A glittering and distinguished career

Professor Jiang’s election as a Fellow of the Royal Academy of Engineering is the latest accolade in what is a glittering and distinguished career.

In 1999, Professor Jiang was awarded the title ‘Chinese Research Student of the Decade in Engineering’ by the Chinese Government for her doctoral dissertation.

Professor Xiangqian Jiang

In 2006, she became the first-ever researcher from the ‘new university’ sector to receive the prestigious Royal Society ‘Wolfson Research Merit Award’ and in the same year Professor Jiang was voted the Asian Woman of Achievement Award.

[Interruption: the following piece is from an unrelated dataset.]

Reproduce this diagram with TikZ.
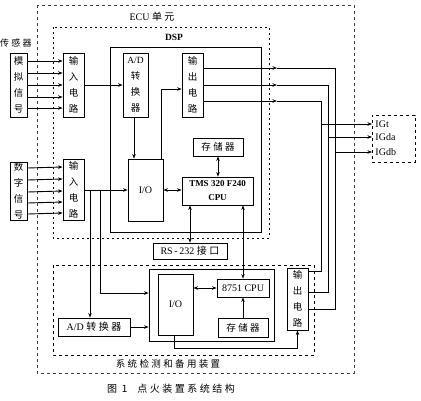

Professor Jiang has published over 230 papers and author/co-authored eight books on measurement science and surface metrology.  She has been awarded over £12 million in research funds as a principal investigator and currently holds the highly-prestigious award of  Frontier Research Grant (Advance Investigator Scheme) sponsored by the European Research Council.

As well as being a new Fellow of Royal Academy of Engineering Professor Jiang is also a Fellow of the Institute of Engineering Technology, a Fellow of the Royal Society of Arts, Manufacture and Commerce (RSA) and a Fellow of the International Academy for Production Engineering (CIRP).   In 2006, Professor Jiang was presented to the Queen as one of the “People who have made a significant contribution to national life” at a Buckingham Palace.

China’s best PhD dissertation in engineering

Professor Jiang has been pushing back frontiers throughout her life and career.  Although she was forced to leave school aged just 15 and work on an assembly line during the period of Chairman Mao’s Cultural Revolution, she studied with fierce dedication to achieve her dream of becoming an engineer.

Eventually she was adjudged to have written China’s best PhD dissertation in engineering - her paper became a model of its type, studied at all Chinese universities.

At the age of 38 she arrived in Britain, working as a research engineer at Birmingham University before coming to Huddersfield, where the Centre for Precision Technologies is acknowledged as a UK and European leader in the field.

Appointed professor in 2003, Professor Jiang delivered an inaugural public lecture entitled ‘The Mystery of Surfaces’ in which she explained her deep fascination for a subject which, she said, “are at the heart of living systems and all moving objects”.